Hizmet Hareketi kendi ülkemizde yapmaya çalıştığı birlikte sulh adacıkları oluşturma projesinde çok ciddi mesafeler kat etmişti. Ancak, hem ülkemizde sulh ve emniyeti tesis etmek hem de dünya barışı adına yapılan bütün bu gayretler, maalesef Siyasal İslamcı bir zihniyet tarafından tarumar edildi. Fakat, her şeye rağmen Hizmet Hareketi Avrupa’da üç dinin bir arada yaşayabileceğini gösteren “Haus of One” isimli bir proje yaptı. Berlin’deki bu, “House of One” projesi hem Orta Doğu’da imkânsız gibi görünen bir arada yaşama kültürünü oluşturuyor hem de farklı dinlerin mensuplarının birlikte dua ederek barış içinde bir arada yaşayabileceğini gösteriyor.
Sonuç olarak, tarihin değişik dönemlerinde dinler ve dinlerin temsilcileri önemli misyonlar yüklenmiştir. Hocaefendi de dinlerin ve din temsilcilerinin bu misyonunu bir kez daha ortaya koyması için var gücüyle gayret sarf etti ve hala da ediyor.

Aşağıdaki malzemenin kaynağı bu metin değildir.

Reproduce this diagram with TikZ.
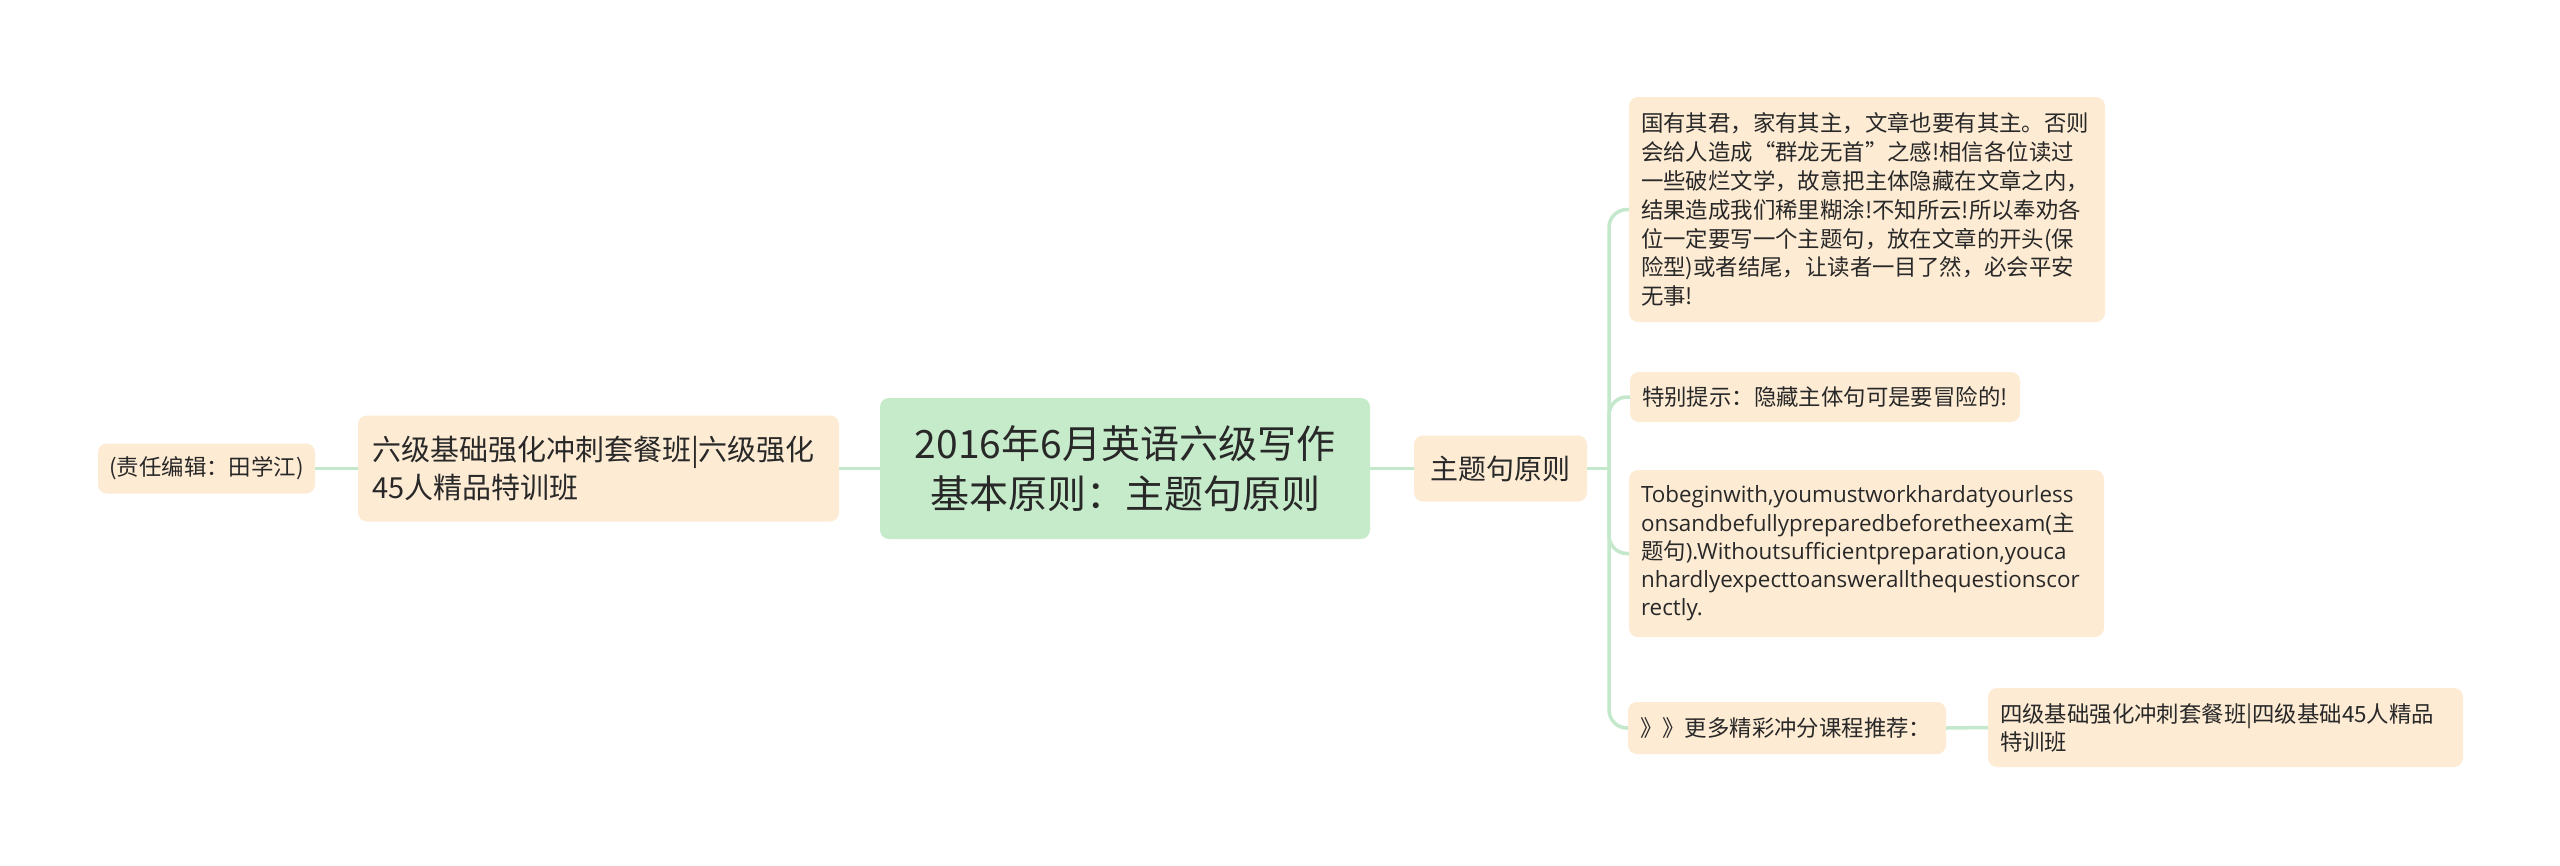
\documentclass[tikz,border=0pt]{standalone}
\usepackage{fontspec}
\setmainfont{Noto Sans CJK SC}
\newfontfamily\en{Open Sans}
\usetikzlibrary{backgrounds}
\definecolor{rootg}{RGB}{198,235,202}
\definecolor{peach}{RGB}{253,235,212}
\definecolor{lnk}{RGB}{196,232,204}
\definecolor{txt}{RGB}{40,40,40}
\begin{document}
\begin{tikzpicture}[x=1pt,y=-1pt,
  box/.style={rectangle, rounded corners=9pt, fill=peach, inner ysep=0pt, text=txt},
  small/.style={font=\fontsize{22.4}{28.9}\selectfont},
  link/.style={draw=lnk, line width=3.5pt, rounded corners=18pt}]
\useasboundingbox (0,0) rectangle (2560,865);

\node[box, fill=rootg, minimum width=490pt, minimum height=141pt, align=center,
  font=\fontsize{39}{50}\selectfont] (root) at (1125,468.5)
  {2016年6月英语六级写作\\基本原则：主题句原则};

\node[box, minimum width=173pt, minimum height=66pt, align=center,
  font=\fontsize{28}{36}\selectfont] (main) at (1500.5,468.5) {主题句原则};

\node[box, inner xsep=14pt, text width=453pt, minimum height=106pt, align=left,
  font=\fontsize{29}{38}\selectfont] (left) at (598.5,468.5)
  {六级基础强化冲刺套餐班|六级强化\\45人精品特训班};

\node[box, minimum width=217pt, minimum height=50pt, align=center, small] (editor) at (206.5,468.5)
  {(责任编辑：田学江)};

\node[box, small, inner xsep=12pt, text width=452pt, minimum height=225pt, align=left] (a) at (1867,209.5)
  {国有其君，家有其主，文章也要有其主。否则\\
   会给人造成“群龙无首”之感!相信各位读过\\
   一些破烂文学，故意把主体隐藏在文章之内，\\
   结果造成我们稀里糊涂!不知所云!所以奉劝各\\
   位一定要写一个主题句，放在文章的开头(保\\
   险型)或者结尾，让读者一目了然，必会平安\\
   无事!};

\node[box, small, inner xsep=12pt, text width=366pt, minimum height=50pt, align=left] (b) at (1825,397)
  {特别提示：隐藏主体句可是要冒险的!};

\node[box, font=\fontsize{22.4}{28.3}\selectfont, inner xsep=12pt, text width=451pt, minimum height=167pt, align=left] (c) at (1866.5,553.5)
  {{\en Tobeginwith,youmustworkhardatyourless}\\
   {\en onsandbefullypreparedbeforetheexam(}主\\
   题句{\en ).Withoutsufficientpreparation,youca}\\
   {\en nhardlyexpecttoanswerallthequestionscor}\\
   {\en rectly.}};

\node[box, small, inner xsep=12pt, text width=294pt, minimum height=52pt, align=left] (d) at (1787,728)
  {》》更多精彩冲分课程推荐：};

\node[box, font=\fontsize{22.4}{28}\selectfont, inner xsep=12pt, text width=451pt, minimum height=79pt, align=left] (e) at (2225.5,727.5)
  {四级基础强化冲刺套餐班|四级基础45人精品\\特训班};

\coordinate (trunk) at (1609,468.5);

\begin{pgfonlayer}{background}
  \fill[white] (0,0) rectangle (2560,865);
  \draw[link] (root.east) -- (main.west);
  \draw[link] (root.west) -- (left.east);
  \draw[link] (left.west) -- (editor.east);
  \draw[link] (main.east) -- (trunk);
  \draw[link] (trunk) |- (a.west);
  \draw[link] (trunk) |- (b.west);
  \draw[link] (trunk) |- (c.west);
  \draw[link] (trunk) |- (d.west);
  \draw[link] (d.east) -- (e.west);
\end{pgfonlayer}
\end{tikzpicture}
\end{document}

Heyhat! Hem Rusya-Ukrayna savaşı hem de Hamas-İsrail çatışması gösterdi ki hiç olmazsa Hocaefendi gibi çırpınan insanlara asgari bir vefa hissiyle olsun sahip çıkılabilseydi ve bu çabalar insanlık adına daha fazla desteklenebilseydi. Belki o zaman bu yaşadığımız acı dramlara şahit olmaz ve yapılan bu türlü iyi niyet girişimleri de havada kalmazdı.